Lindsey and Albright, co-founders of Tenderfoot TV, detailed their plans to TheWrap Friday for our “Shoot This Now” podcast, about stories that should be made into TV shows and movies. You can listen on Apple or here:

The Atlanta-based duo were in Los Angeles Friday in large part because they’re adapting their previous podcast phenomenon, “Up and Vanished,” into a TV show for the Oxygen network. But they’re also going to some meetings about how “Atlanta Monster,” the most successful new podcast of 2018, could be made into what Lindsey, the host of the podcast, envisions as a premium docu-series.

“Atlanta Monster” follows the deaths of 28 African-American children and young men killed between 1979 and 1981. Authorities blamed Wayne Williams, an aspiring record producer, for all of the murders, though he was only prosecuted and convicted in the killings of two adult victims. Some loved ones of the murdered children believe they were killed by someone other than Williams.

Lindsey said there are already two scripted projects in the works about the case: Season 2 of Netflix’s “Manhunter” and a Regina King-John Ridley project for FX based on Kim Reid’s memoir, “No Place Safe.”

An “Atlanta Monster” docu-series could compliment the scripted projects, much as 2016’s “OJ: Made in America” complimented FX’s Ryan Murphy drama “People v OJ Simpson,” released earlier in the same year.

“I love scripted TV and that’s eventually where I want to go, but I think this story needs the docu-series,” Lindsey said. “It needs the documentary form of this. … telling the real story and adapting it that way.”

Lindsey and Albright are also looking to expand the format of “Atlanta Monster” to other cities. “Atlanta Monster” used the killings to highlight racial and socioeconomic issues in the Atlanta of decades ago that still reverberate nationwide. Albright and Lindsey say other cities’ serial murders could provide a similar frame for looking at broader problems.

“We kind of set the tone with ‘Atlanta Monster’ because it’s not just murders in a place,” Albright said. “It’s how those murders affected that place.
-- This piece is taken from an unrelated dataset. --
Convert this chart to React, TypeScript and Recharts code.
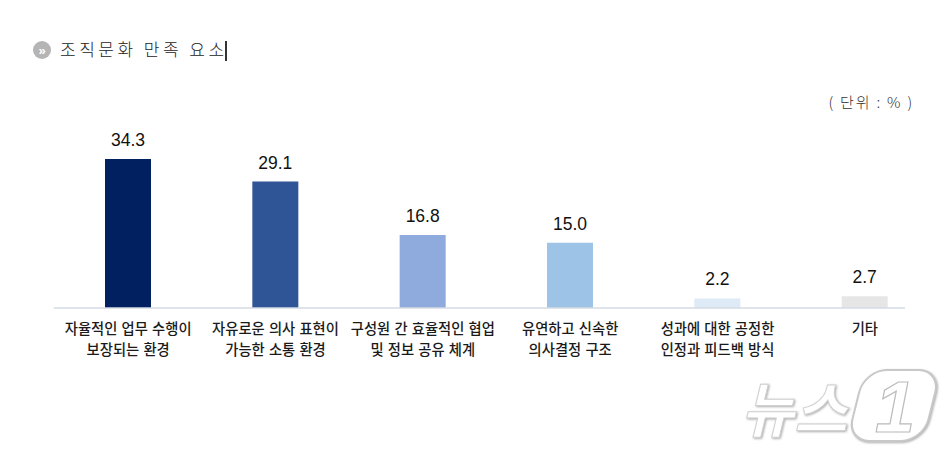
import React from "react";
import { BarChart, Bar, XAxis, YAxis, Cell, LabelList } from "recharts";

const firstLines = ["자율적인 업무 수행이", "자유로운 의사 표현이", "구성원 간 효율적인 협업", "유연하고 신속한", "성과에 대한 공정한", "기타"];
const secondLines = ["보장되는 환경", "가능한 소통 환경", "및 정보 공유 체계", "의사결정 구조", "인정과 피드백 방식", ""];
const values = [34.3, 29.1, 16.8, 15.0, 2.2, 2.7];
const colors = ["#002060", "#2F5597", "#8FAADC", "#9DC3E6", "#DEEAF6", "#E7E6E6"];
const title = "조직문화 만족 요소";
const unit = "( 단위 : % )";

const data = firstLines.map((first, i) => ({ key: i, first, second: secondLines[i], value: values[i] }));
const KR = "'Noto Sans CJK KR', sans-serif";

function CategoryTick({ x, y, payload }: any) {
  const row = data[payload.value];
  return (
    <text x={x} textAnchor="middle" fontFamily={KR} fontSize={14.3} fontWeight={500} wordSpacing={1} fill="#1a1a1a">
      <tspan x={x + 0.5} y={y + 19.5}>{row.first}</tspan>
      <tspan x={x + 0.5} y={y + 40.5}>{row.second}</tspan>
    </text>
  );
}

export default function App() {
  return (
    <div style={{ position: "absolute", left: 0, top: 0, width: 952, height: 457, background: "#fff", overflow: "hidden" }}>
      <BarChart
        width={952}
        height={457}
        data={data}
        margin={{ top: 134.2, right: 14, bottom: 0, left: 54 }}
        barCategoryGap={0}
      >
        <XAxis dataKey="key" axisLine={false} tickLine={false} tick={<CategoryTick />} height={149} interval={0} tickMargin={0} />
        <YAxis hide domain={[0, 40]} />
        <Bar dataKey="value" barSize={46} isAnimationActive={false}>
          {data.map((d, i) => <Cell key={d.key} fill={colors[i]} />)}
          <LabelList
            dataKey="value"
            position="top"
            offset={13}
            formatter={(v: number) => v.toFixed(1)}
            style={{ fontFamily: "'Liberation Sans', Arial, sans-serif", fontSize: 17.5, fill: "#111" }}
          />
        </Bar>
      </BarChart>
      <svg width={952} height={457} style={{ position: "absolute", left: 0, top: 0, pointerEvents: "none" }}>
        <line x1={54} x2={905} y1={308} y2={308} stroke="#D5DAE3" strokeWidth={1.3} />
        <circle cx={42} cy={50} r={9} fill="#B5B5B5" />
        <text x={42} y={54.5} textAnchor="middle" fontSize={13} fontWeight={700} fill="#fff" fontFamily="'Liberation Sans', sans-serif">»</text>
        <text x={60} y={56} fontFamily={KR} fontWeight={300} fontSize={17} letterSpacing={3.5} fill="#222">{title}</text>
        <line x1={226} x2={226} y1={41} y2={61} stroke="#000" strokeWidth={1.6} />
        <text x={914} y={108} textAnchor="end" fontFamily={KR} fontWeight={300} fontSize={15} letterSpacing={1.8} fill="#333">{unit}</text>
        <g style={{ filter: "drop-shadow(1px 1px 1px rgba(120,120,120,0.6))" }}>
          <text x={741} y={432} fontFamily={KR} fontWeight={700} fontSize={60} fontStyle="italic" fill="#fff" stroke="#D0D0D0" strokeWidth={1} textLength={106} lengthAdjust="spacingAndGlyphs">뉴스</text>
          <rect x={851} y={370} width={76} height={71} rx={22} fill="#fff" stroke="#C8C8C8" strokeWidth={2} transform="skewX(-14) translate(106 0)" />
          <text x={895} y={432} textAnchor="middle" fontFamily="'Liberation Sans', sans-serif" fontWeight={700} fontStyle="italic" fontSize={72} fill="#fff" stroke="#BBBBBB" strokeWidth={1.2}>1</text>
        </g>
      </svg>
    </div>
  );
}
There are monsters all over the world.”

In an early episode of the “Shoot This Now” podcast, Matt Donnelly and I talked about how a fundraiser during the Atlanta murders, starring Sammy Davis Jr. and Frank Sinatra, could be the basis of a scripted film. Albright and Lindsey wouldn’t rule out big-screen adaptations.

“It doesn’t really matter as long as we can do it right and do the city, the victims and the story justice,” Albright said.